The center is performing a multi-platform research campaign during the spring thaw in the Columbia River. Three research vessels and two mobile platforms are operating simultaneously to accomplish a diverse set of science objectives.

Date: May 12-30, 2009
Chief Scientist: Byron Crump
Research Vessel: R/V New Horizon
Web: Cruise Web Page

SCIENTIFIC OBJECTIVES 1. CTD casts and sensor-based measurements. 2. Water sampling. 3. Surface flow-through system. 4. Dye Studies. 5. Plume Feature Tracking. 6. SATURN station calibration. 7. Estuary ETM sampling.


Date: May 13-26, 2009
Chief Scientist: Murray Levine
Research Vessel: R/V Point Sur
Data: Flowthrough, cast, and model comparisons
Web: Cruise Web Page

SCIENTIFIC OBJECTIVES 1. Survey of Columbia River plume 2. Dye studies (coordinated with R/V New Horizon) 3. Plume Feature Tracking and Salt Wedge Tracking 4. Estuarine Turbidity Maxima (ETM)-1 and ETM-2 studies (coordinated with R/V New Horizon)


Date: May 11-25, 2009
Mission Leader: Katie Rathmell
Vessel: R/V Forerunner
Mobile Platform: Glider
Web: Glider Status

SCIENTIFIC OBJECTIVES The glider will be tested outside the Columbia entrance on Monday, if all goes well we will release the glider to travel, on its own, north to the Grays Harbor line (47 degrees N) where it will spend two weeks oscillating from 10 nm to 60nm across the continental shelf, whilst see-sawing from the surface to 200m deep. To avoid any potential conflict the line transversed will be 0.5nm south of the Grays Harbor line so research ships using the same standard line will not interact with it.
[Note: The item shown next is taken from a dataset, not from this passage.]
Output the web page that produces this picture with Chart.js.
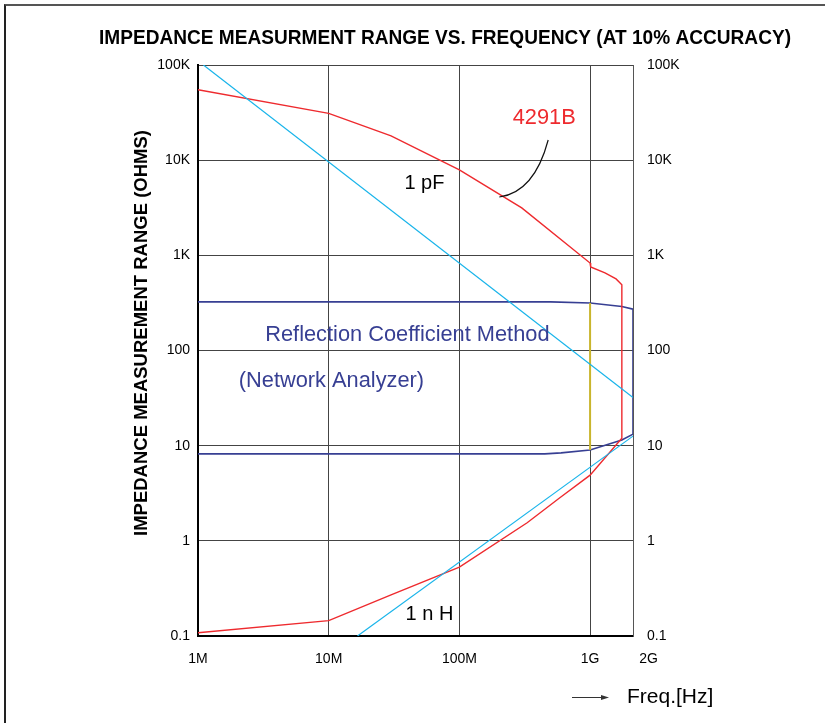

After that time it will be commanded to head back towards the Columbia entrance for recovery.


Date: May 13-14, 2009
Chief Scientist: Craig McNeil
Vessel: R/V Forerunner
Mobile Platform: Autonomous Underwater Vehicle

SCIENTIFIC OBJECTIVES 1. Study mixing of the Columbia River plume and subsequent generation of internal waves at the advancing plume front. 2. Study propagation of internal waves in the Columbia River estuary in the North channel using coordinated REMUS sampling with the radar system mounted on the Astoria Bridge (PI Bill Plant, APL/UW). 3. Estimates of net community productivity and indicators of carbon cycling within the estuary and plume. We are interested in biogeochemical cycling of dissolved gases, including O2, N2, CO2.